What is asked
Exactly reproduce the lines that run from the one containing "Write the seaborn" through the one containing "elinewidth=1.3, capsize=6, capthick=1.3, zorder=4)", ends included, with no pictures.

-------- Input --------

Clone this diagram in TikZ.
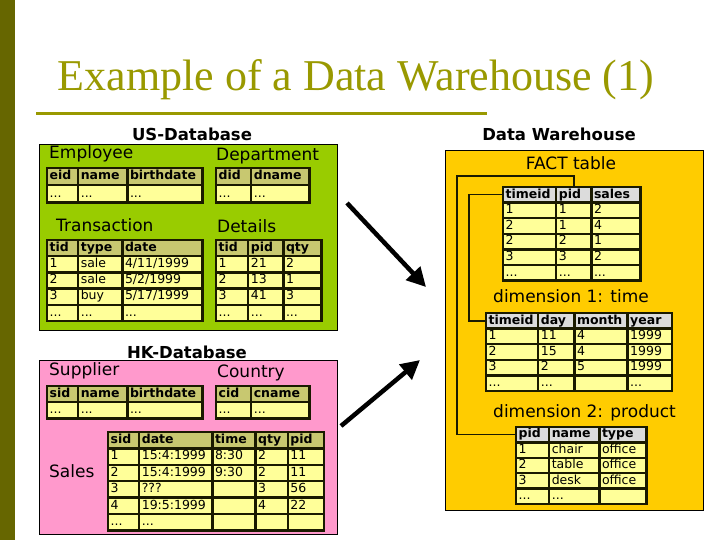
\documentclass[tikz,border=0pt]{standalone}
\usepackage{fontspec}
\setmainfont{Liberation Serif}
\newfontfamily\verd{DejaVu Sans}
\usetikzlibrary{matrix,arrows.meta}

\definecolor{olivebar}{HTML}{666600}
\definecolor{olivetxt}{HTML}{999900}
\definecolor{usgreen}{HTML}{99CC00}
\definecolor{hkpink}{HTML}{FF99CC}
\definecolor{dwgold}{HTML}{FFCC00}
\definecolor{cellyel}{HTML}{FFFF99}
\definecolor{khaki}{HTML}{C8C870}
\definecolor{lgrey}{HTML}{DCDCDC}
\definecolor{tabline}{HTML}{1A1A00}

\tikzset{
  cell/.style={draw=tabline, line width=1.2pt, fill=cellyel, outer sep=0pt,
    inner sep=0pt, text height=9pt, text depth=2.5pt, minimum height=15pt,
    font=\verd\fontsize{12.5}{14}\selectfont,
    execute at begin node={\hspace*{2pt}}},
  cw/.style={text width=#1pt},
  dbtab/.style={matrix of nodes, nodes in empty cells, nodes={cell},
    inner sep=0pt, outer sep=0pt, anchor=north west,
    row 1/.style={nodes={fill=khaki, font=\verd\bfseries\fontsize{12.5}{14}\selectfont}}},
  dwtab/.style={dbtab, nodes={minimum height=14.4pt},
    row 1/.style={nodes={fill=lgrey, font=\verd\bfseries\fontsize{12.5}{14}\selectfont}}},
  frame/.style={draw=tabline, line width=2.5pt},
  tname/.style={font=\verd\fontsize{17}{20}\selectfont, inner sep=0pt, anchor=base west},
  dbtitle/.style={font=\verd\bfseries\fontsize{16.5}{20}\selectfont, inner sep=0pt, anchor=base},
  dbbox/.style={draw=black, line width=0.8pt, anchor=north west, inner sep=0pt},
  link/.style={draw=tabline, line width=1.4pt},
  bigarrow/.style={line width=4.5pt, -{Triangle[length=19pt,width=19pt]}},
}

\begin{document}
\begin{tikzpicture}[x=1pt, y=-1pt]
  \useasboundingbox (0,0) rectangle (720,540);

  % Slide title
  \fill[olivebar] (0,0) rectangle (15,540);
  \node[font=\fontsize{44}{48}\selectfont, text=olivetxt, anchor=base, inner sep=0pt] (title) at (356,91) {Example of a Data Warehouse (1)};
  \draw[olivetxt, line width=3pt] (36,114) -- (487,114);

  % Database boxes
  \node[dbbox, fill=usgreen, minimum width=298pt, minimum height=186pt] (us) at (39,144) {};
  \node[dbbox, fill=hkpink, minimum width=298pt, minimum height=174pt] (hk) at (39,360) {};
  \node[dbbox, fill=dwgold, line width=1.2pt, minimum width=258pt, minimum height=360pt] (dw) at (445,150) {};

  % Titles and table names
  \node[dbtitle] (ustitle) at (192,141) {US-Database};
  \node[dbtitle] (hktitle) at (187,358) {HK-Database};
  \node[dbtitle] (dwtitle) at (559,141) {Data Warehouse};
  \node[tname] (empname) at (49,159) {Employee};
  \node[tname] (depname) at (216,161) {Department};
  \node[tname] (traname) at (56,231) {Transaction};
  \node[tname] (detname) at (217,233) {Details};
  \node[tname] (supname) at (49,375) {Supplier};
  \node[tname] (couname) at (217,377) {Country};
  \node[tname] (salname) at (49,477) {Sales};
  \node[tname, anchor=base] (factname) at (571,170) {FACT table};
  \node[tname] (timename) at (493,302) {dimension 1: time};
  \node[tname] (prodname) at (493,417) {dimension 2: product};

  % US-Database
  \matrix (emp) [dbtab, nodes={minimum height=16pt},
    column 1/.style={nodes={cw=30}}, column 2/.style={nodes={cw=48}},
    column 3/.style={nodes={cw=74}}] at (47,168) {
    eid & name & birthdate \\
    ... & ... & ... \\
  };
  \matrix (dep) [dbtab, nodes={minimum height=16pt},
    column 1/.style={nodes={cw=34}}, column 2/.style={nodes={cw=57}}] at (216,168) {
    did & dname \\
    ... & ... \\
  };
  \matrix (tra) [dbtab,
    column 1/.style={nodes={cw=30}}, column 2/.style={nodes={cw=43}},
    column 3/.style={nodes={cw=79}}] at (47,240) {
    tid & type & date \\
    1 & sale & 4/11/1999 \\
    2 & sale & 5/2/1999 \\
    3 & buy & 5/17/1999 \\
    ... & ... & ... \\
  };
  \matrix (det) [dbtab,
    column 1/.style={nodes={cw=31}}, column 2/.style={nodes={cw=34}},
    column 3/.style={nodes={cw=37}}] at (216,240) {
    tid & pid & qty \\
    1 & 21 & 2 \\
    2 & 13 & 1 \\
    3 & 41 & 3 \\
    ... & ... & ... \\
  };

  % HK-Database
  \matrix (sup) [dbtab,
    column 1/.style={nodes={cw=30}}, column 2/.style={nodes={cw=48}},
    column 3/.style={nodes={cw=74}}] at (47,386) {
    sid & name & birthdate \\
    ... & ... & ... \\
  };
  \matrix (cou) [dbtab,
    column 1/.style={nodes={cw=34}}, column 2/.style={nodes={cw=57}}] at (216,386) {
    cid & cname \\
    ... & ... \\
  };
  \matrix (sal) [dbtab, nodes={minimum height=15.2pt},
    column 1/.style={nodes={cw=30}}, column 2/.style={nodes={cw=72}},
    column 3/.style={nodes={cw=42}}, column 4/.style={nodes={cw=31}},
    column 5/.style={nodes={cw=35}}] at (108,432) {
    sid & date & time & qty & pid \\
    1 & 15:4:1999 & 8:30 & 2 & 11 \\
    2 & 15:4:1999 & 9:30 & 2 & 11 \\
    3 & ??? & & 3 & 56 \\
    4 & 19:5:1999 & & 4 & 22 \\
    ... & ... & & & \\
  };

  % Data Warehouse
  \matrix (fact) [dwtab,
    column 1/.style={nodes={cw=52}}, column 2/.style={nodes={cw=34}},
    column 3/.style={nodes={cw=48}}] at (503,187) {
    timeid & pid & sales \\
    1 & 1 & 2 \\
    2 & 1 & 4 \\
    2 & 2 & 1 \\
    3 & 3 & 2 \\
    ... & ... & ... \\
  };
  \matrix (time) [dwtab,
    column 1/.style={nodes={cw=51}}, column 2/.style={nodes={cw=35}},
    column 3/.style={nodes={cw=52}}, column 4/.style={nodes={cw=43}}] at (486,313) {
    timeid & day & month & year \\
    1 & 11 & 4 & 1999 \\
    2 & 15 & 4 & 1999 \\
    3 & 2 & 5 & 1999 \\
    ... & ... & & ... \\
  };
  \matrix (prod) [dwtab, nodes={minimum height=14.2pt},
    column 1/.style={nodes={cw=32}}, column 2/.style={nodes={cw=49}},
    column 3/.style={nodes={cw=46}}] at (516,427) {
    pid & name & type \\
    1 & chair & office \\
    2 & table & office \\
    3 & desk & office \\
    ... & ... & \\
  };

  % Thick table frames
  \foreach \t in {emp,dep,tra,det,sup,cou,sal,fact,time,prod}
    \draw[frame] (\t.north west) rectangle (\t.south east);

  % Keys from the fact table to the dimensions
  \coordinate (prodbend) at (457,176);
  \coordinate (timebend) at (469,250);
  \draw[link] (fact-1-2.north) |- (prodbend) |- (prod-1-1.west);
  \draw[link] (fact-1-1.west) -| (timebend) |- (time-1-1.west);

  % Loading arrows
  \coordinate (usout) at (347,203);
  \coordinate (dwin1) at (426,287);
  \coordinate (hkout) at (341,426);
  \coordinate (dwin2) at (420,360);
  \draw[bigarrow] (usout) -- (dwin1);
  \draw[bigarrow] (hkout) -- (dwin2);
\end{tikzpicture}
\end{document}
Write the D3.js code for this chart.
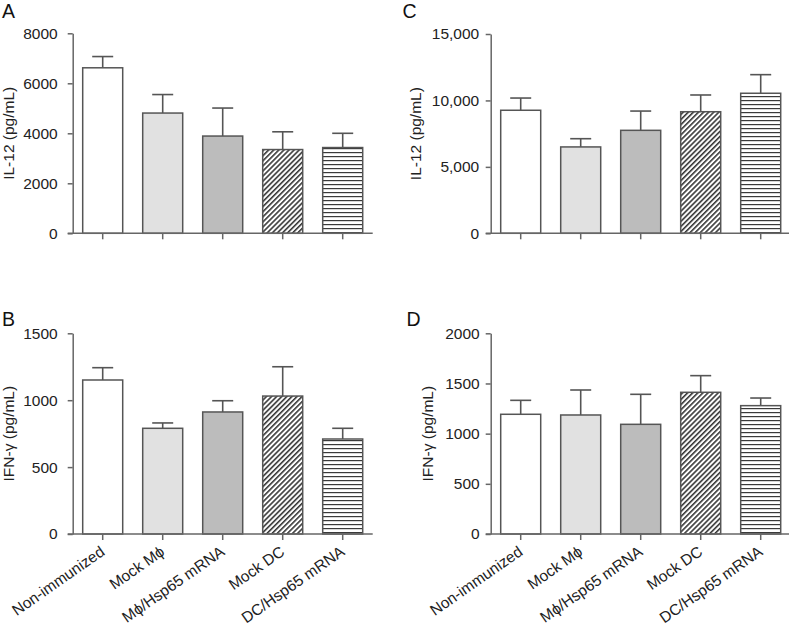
<!DOCTYPE html>
<html><head><meta charset="utf-8">
<script src="https://cdn.jsdelivr.net/npm/d3@7"></script>
<style>
body{margin:0;background:#fff;}
svg{display:block;font-family:"Liberation Sans",Arial,Helvetica,sans-serif;}
</style></head>
<body><svg id="chart" width="789" height="626"></svg>
<script>
const categories = ["Non-immunized","Mock M\u03D5","M\u03D5/Hsp65 mRNA","Mock DC","DC/Hsp65 mRNA"];
// Panel A: IL-12 (pg/mL)
const aMean = [6620, 4810, 3890, 3350, 3430];
const aErr  = [450, 740, 1120, 710, 570];
const aTicks = [0, 2000, 4000, 6000, 8000];
// Panel B: IFN-γ (pg/mL)
const bMean = [1151, 790, 912, 1031, 710];
const bErr  = [92, 40, 84, 219, 80];
const bTicks = [0, 500, 1000, 1500];
// Panel C: IL-12 (pg/mL)
const cMean = [9260, 6500, 7750, 9150, 10540];
const cErr  = [920, 620, 1450, 1260, 1400];
const cTicks = [0, 5000, 10000, 15000];
// Panel D: IFN-γ (pg/mL)
const dMean = [1193, 1186, 1093, 1412, 1279];
const dErr  = [139, 249, 299, 166, 76];
const dTicks = [0, 500, 1000, 1500, 2000];

const fills = ["#ffffff", "#e1e1e1", "#bcbcbc", "url(#diag)", "url(#horiz)"];
const ink = "#555";
const axisInk = "#666";

const svg = d3.select("#chart");
const defs = svg.append("defs");
const pd = defs.append("pattern").attr("id","diag").attr("patternUnits","userSpaceOnUse")
  .attr("width",3.6).attr("height",3.6).attr("patternTransform","rotate(45)");
pd.append("rect").attr("width",3.6).attr("height",3.6).attr("fill","#fff");
pd.append("line").attr("x1",0.8).attr("y1",0).attr("x2",0.8).attr("y2",3.6).attr("stroke","#2a2a2a").attr("stroke-width",1.5);
const ph = defs.append("pattern").attr("id","horiz").attr("patternUnits","userSpaceOnUse")
  .attr("width",8).attr("height",4);
ph.append("rect").attr("width",8).attr("height",4).attr("fill","#fff");
ph.append("line").attr("x1",0).attr("y1",0.6).attr("x2",8).attr("y2",0.6).attr("stroke","#3a3a3a").attr("stroke-width",1.2);

const panels = [
  {letter:"A", lx:2, ly:17.5, mean:aMean, err:aErr, ticks:aTicks, max:8000, x0:72.7, yTop:33.3, yBot:233.3, title:"IL-12 (pg/mL)", tx:14, fmt:d3.format("d"), pad:10, labels:false},
  {letter:"C", lx:402.5, ly:17.5, mean:cMean, err:cErr, ticks:cTicks, max:15000, x0:490.7, yTop:34, yBot:233.3, title:"IL-12 (pg/mL)", tx:421, fmt:d3.format(","), pad:6.5, labels:false},
  {letter:"B", lx:2, ly:325.5, mean:bMean, err:bErr, ticks:bTicks, max:1500, x0:72.7, yTop:333.3, yBot:534, title:"IFN-\u03B3 (pg/mL)", tx:14, fmt:d3.format("d"), pad:10, labels:true},
  {letter:"D", lx:406.5, ly:325.5, mean:dMean, err:dErr, ticks:dTicks, max:2000, x0:490.7, yTop:333.3, yBot:534, title:"IFN-\u03B3 (pg/mL)", tx:433, fmt:d3.format("d"), pad:6, labels:true}
];

panels.forEach(p => {
  const g = svg.append("g");
  const x = d3.scaleBand().domain(categories).range([p.x0, p.x0 + 300]).paddingInner(1/3).paddingOuter(1/6);
  const y = d3.scaleLinear().domain([0, p.max]).range([p.yBot, p.yTop]);

  svg.append("text").attr("x", p.lx).attr("y", p.ly).attr("font-size", 19.5).attr("fill","#111").text(p.letter);

  svg.append("text").attr("transform", `translate(${p.tx},${(p.yTop+p.yBot)/2}) rotate(-90)`)
    .attr("text-anchor","middle").attr("font-size",15.5).attr("fill","#222").text(p.title);

  const data = categories.map((c,i)=>({c, m:p.mean[i], e:p.err[i], f:fills[i]}));
  g.selectAll(".eb").data(data).enter().append("line")
    .attr("x1", d=>x(d.c)+x.bandwidth()/2).attr("x2", d=>x(d.c)+x.bandwidth()/2)
    .attr("y1", d=>y(d.m)).attr("y2", d=>y(d.m+d.e)).attr("stroke", ink).attr("stroke-width",1.6);
  g.selectAll(".ec").data(data).enter().append("line")
    .attr("x1", d=>x(d.c)+x.bandwidth()/2-10.5).attr("x2", d=>x(d.c)+x.bandwidth()/2+10.5)
    .attr("y1", d=>y(d.m+d.e)).attr("y2", d=>y(d.m+d.e)).attr("stroke", ink).attr("stroke-width",1.6);
  g.selectAll(".bar").data(data).enter().append("rect")
    .attr("x", d=>x(d.c)).attr("width", x.bandwidth())
    .attr("y", d=>y(d.m)).attr("height", d=>y(0)-y(d.m))
    .attr("fill", d=>d.f).attr("stroke", ink).attr("stroke-width",1.5);

  const ya = g.append("g").attr("transform",`translate(${p.x0},0)`)
    .call(d3.axisLeft(y).tickValues(p.ticks).tickFormat(p.fmt).tickSize(5).tickPadding(p.pad).tickSizeOuter(0));
  ya.select(".domain").attr("stroke", axisInk).attr("stroke-width",1.5);
  ya.selectAll(".tick line").attr("stroke", axisInk).attr("stroke-width",1.5);
  ya.selectAll(".tick text").attr("font-size",15.5).attr("fill","#222").attr("font-family",null);

  const xa = g.append("g").attr("transform",`translate(0,${p.yBot})`)
    .call(d3.axisBottom(x).tickSize(6).tickSizeOuter(0).tickFormat(p.labels ? (d=>d) : ""));
  xa.select(".domain").attr("stroke", axisInk).attr("stroke-width",1.5)
    .attr("d", `M${p.x0-5},0H${p.x0+300}`);
  xa.selectAll(".tick line").attr("stroke", axisInk).attr("stroke-width",1.5);
  if (p.labels) {
    xa.selectAll(".tick text").attr("font-size",15.5).attr("fill","#222").attr("font-family",null)
      .attr("text-anchor","end").attr("dy",0).attr("y",0)
      .attr("transform","translate(3,20) rotate(-35)");
  } else {
    xa.selectAll(".tick text").remove();
  }
});
</script></body></html>
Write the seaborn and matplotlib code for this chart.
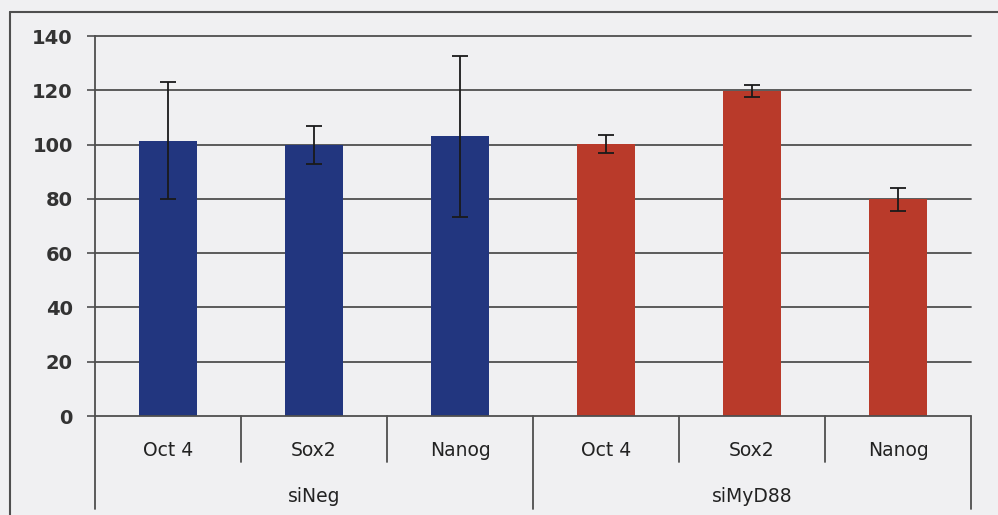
import matplotlib
matplotlib.use("Agg")
import matplotlib.pyplot as plt
from matplotlib.lines import Line2D
import matplotlib.transforms as mtransforms
import numpy as np
import pandas as pd
import seaborn as sns

# Relative expression (%) of pluripotency markers after siRNA knock-down
genes = ["Oct 4", "Sox2", "Nanog", "Oct 4", "Sox2", "Nanog"]
groups = ["siNeg", "siNeg", "siNeg", "siMyD88", "siMyD88", "siMyD88"]
values = [101.5, 100.0, 103.0, 100.2, 119.8, 79.8]
errors = [21.5, 7.0, 29.8, 3.3, 2.3, 4.3]
group_names = ["siNeg", "siMyD88"]
group_colors = ["#22367f", "#b93a2a"]
y_ticks = [0, 20, 40, 60, 80, 100, 120, 140]

bg = "#f0f0f2"
line_col = "#4f4f4f"

sns.set_style("white")
plt.rcParams["font.family"] = ["DejaVu Sans"]

df = pd.DataFrame({
    "slot": [f"{g}|{n}" for g, n in zip(groups, genes)],
    "gene": genes,
    "group": groups,
    "value": values,
})

fig = plt.figure(figsize=(9.98, 5.15), dpi=100, facecolor=bg)
ax = fig.add_axes([95 / 998, 99 / 515, 876 / 998, 380 / 515])
ax.set_facecolor(bg)

sns.barplot(data=df, x="slot", y="value", hue="group", hue_order=group_names,
            palette=group_colors, dodge=False, width=0.4, errorbar=None,
            saturation=1, legend=False, ax=ax, zorder=3, edgecolor="none")

xpos = np.arange(len(values))
ax.errorbar(xpos, values, yerr=errors, fmt="none", ecolor="#1a1a1a",
            elinewidth=1.3, capsize=6, capthick=1.3, zorder=4)

ax.set_xlim(-0.5, len(values) - 0.5)
ax.set_ylim(0, 140)
ax.set_yticks(y_ticks)
ax.set_yticklabels([str(t) for t in y_ticks], fontsize=14, fontweight="bold",
                   color="#333333")
ax.tick_params(axis="y", length=6, width=1.2, color=line_col, pad=10, left=True)
ax.set_xticks([])
ax.set_xlabel("")
ax.set_ylabel("")

for t in y_ticks[1:]:
    ax.axhline(t, color=line_col, linewidth=1.3, zorder=1, clip_on=False)

for side in ["top", "right", "bottom"]:
    ax.spines[side].set_visible(False)
ax.spines["left"].set_color(line_col)
ax.spines["left"].set_linewidth(1.3)
ax.axhline(0, color=line_col, linewidth=1.3, zorder=5, clip_on=False)

# category divider lines beneath the axis
trans = mtransforms.blended_transform_factory(ax.transData, ax.transAxes)
for b in np.arange(-0.5, len(values), 1.0):
    long = b in (-0.5, 2.5, len(values) - 0.5)
    ax.plot([b, b], [0, -0.245 if long else -0.121], color=line_col,
            linewidth=1.3, transform=trans, clip_on=False)

for x, g in zip(xpos, genes):
    ax.text(x, -0.09, g, transform=trans, ha="center", va="center",
            fontsize=13.5, color="#222222")

for i, g in enumerate(group_names):
    ax.text(1 + 3 * i, -0.213, g, transform=trans, ha="center", va="center",
            fontsize=13.5, color="#222222")

# outer chart frame
fig.add_artist(Line2D([10 / 998, 10 / 998], [0, 1 - 12 / 515], color=line_col,
                      linewidth=1.5, transform=fig.transFigure))
fig.add_artist(Line2D([10 / 998, 1], [1 - 12 / 515, 1 - 12 / 515], color=line_col,
                      linewidth=1.5, transform=fig.transFigure))

fig.savefig("out.png", dpi=100, facecolor=bg)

--------

Written answer
Write the seaborn and matplotlib code for this chart.
import matplotlib
matplotlib.use("Agg")
import matplotlib.pyplot as plt
from matplotlib.lines import Line2D
import matplotlib.transforms as mtransforms
import numpy as np
import pandas as pd
import seaborn as sns

# Relative expression (%) of pluripotency markers after siRNA knock-down
genes = ["Oct 4", "Sox2", "Nanog", "Oct 4", "Sox2", "Nanog"]
groups = ["siNeg", "siNeg", "siNeg", "siMyD88", "siMyD88", "siMyD88"]
values = [101.5, 100.0, 103.0, 100.2, 119.8, 79.8]
errors = [21.5, 7.0, 29.8, 3.3, 2.3, 4.3]
group_names = ["siNeg", "siMyD88"]
group_colors = ["#22367f", "#b93a2a"]
y_ticks = [0, 20, 40, 60, 80, 100, 120, 140]

bg = "#f0f0f2"
line_col = "#4f4f4f"

sns.set_style("white")
plt.rcParams["font.family"] = ["DejaVu Sans"]

df = pd.DataFrame({
    "slot": [f"{g}|{n}" for g, n in zip(groups, genes)],
    "gene": genes,
    "group": groups,
    "value": values,
})

fig = plt.figure(figsize=(9.98, 5.15), dpi=100, facecolor=bg)
ax = fig.add_axes([95 / 998, 99 / 515, 876 / 998, 380 / 515])
ax.set_facecolor(bg)

sns.barplot(data=df, x="slot", y="value", hue="group", hue_order=group_names,
            palette=group_colors, dodge=False, width=0.4, errorbar=None,
            saturation=1, legend=False, ax=ax, zorder=3, edgecolor="none")

xpos = np.arange(len(values))
ax.errorbar(xpos, values, yerr=errors, fmt="none", ecolor="#1a1a1a",
            elinewidth=1.3, capsize=6, capthick=1.3, zorder=4)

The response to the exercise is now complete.